For each line that holds "matplotlib", copy the line out.

>> start

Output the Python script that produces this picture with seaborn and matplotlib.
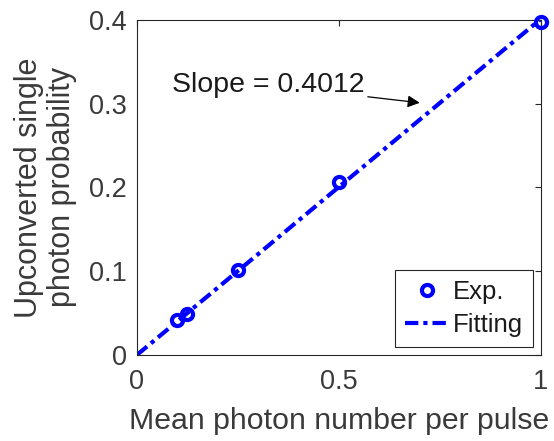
import matplotlib
matplotlib.use("Agg")
import matplotlib.pyplot as plt
import seaborn as sns
import numpy as np
import pandas as pd

# Data
mean_photon = [0.1, 0.125, 0.25, 0.5, 1.0]
prob = [0.042, 0.049, 0.102, 0.206, 0.397]
slope = 0.4012
fit_x = [0.0, 1.0]
x_ticks = [0, 0.5, 1]
x_tick_labels = ["0", "0.5", "1"]
y_ticks = [0, 0.1, 0.2, 0.3, 0.4]
y_tick_labels = ["0", "0.1", "0.2", "0.3", "0.4"]

sns.set_theme(style="white")
plt.rcParams['font.family'] = ['Liberation Sans', 'DejaVu Sans']

TXT = "#262626"
fig = plt.figure(figsize=(5.54, 4.41), dpi=100)
ax = fig.add_axes([0.247, 0.195, 0.7295, 0.76])

fit_df = pd.DataFrame({"x": fit_x, "y": [slope * v for v in fit_x]})
exp_df = pd.DataFrame({"x": mean_photon, "y": prob})

sns.lineplot(data=fit_df, x="x", y="y", ax=ax, color=(0, 0, 1), lw=3,
             linestyle=(0, (3.2, 1.2, 1, 1.2)), label="Fitting", zorder=2)
ax.plot(mean_photon, prob, linestyle="none", marker="o", markersize=8,
        markerfacecolor="none", markeredgecolor=(0, 0, 1), markeredgewidth=3,
        label="Exp.", zorder=3, clip_on=False)

ax.set_xlim(0, 1)
ax.set_ylim(0, 0.4)
ax.set_xticks(x_ticks)
ax.set_xticklabels(x_tick_labels)
ax.set_yticks(y_ticks)
ax.set_yticklabels(y_tick_labels)
ax.tick_params(direction="in", length=4, width=0.8, colors=TXT,
               labelsize=19.5, top=True, right=True)
ax.tick_params(axis="y", pad=7)
ax.tick_params(axis="x", pad=10)
for t in ax.get_xticklabels() + ax.get_yticklabels():
    t.set_color("#3a3a3a")
for s in ax.spines.values():
    s.set_color(TXT)
    s.set_linewidth(0.8)
    s.set_visible(True)

ax.set_xlabel("Mean photon number per pulse", fontsize=21.8, color="#3a3a3a", labelpad=9)
ax.set_ylabel("Upconverted single\nphoton probability", fontsize=22, color="#3a3a3a",
              labelpad=9, linespacing=1.12)

ax.annotate("Slope = 0.4012", xy=(0.70, 0.301), xytext=(0.087, 0.322),
            fontsize=20.5, color="#1a1a1a", va="center", ha="left",
            arrowprops=dict(arrowstyle="-|>", color="black", lw=0.9,
                            shrinkA=0, shrinkB=0, mutation_scale=18))

handles, labels = ax.get_legend_handles_labels()
order = [labels.index("Exp."), labels.index("Fitting")]
leg = ax.legend([handles[i] for i in order], [labels[i] for i in order],
                loc="lower right", fontsize=18.5, frameon=True, fancybox=False,
                edgecolor=TXT, framealpha=1, handlelength=1.7,
                handletextpad=0.15, borderpad=0.4, labelspacing=0.35,
                borderaxespad=0.3)
leg.get_frame().set_linewidth(0.8)
for t in leg.get_texts():
    t.set_color("#1a1a1a")

fig.savefig("out.png", dpi=100)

>> end

## Exercise solution
Output the Python script that produces this picture with seaborn and matplotlib.
import matplotlib
matplotlib.use("Agg")
import matplotlib.pyplot as plt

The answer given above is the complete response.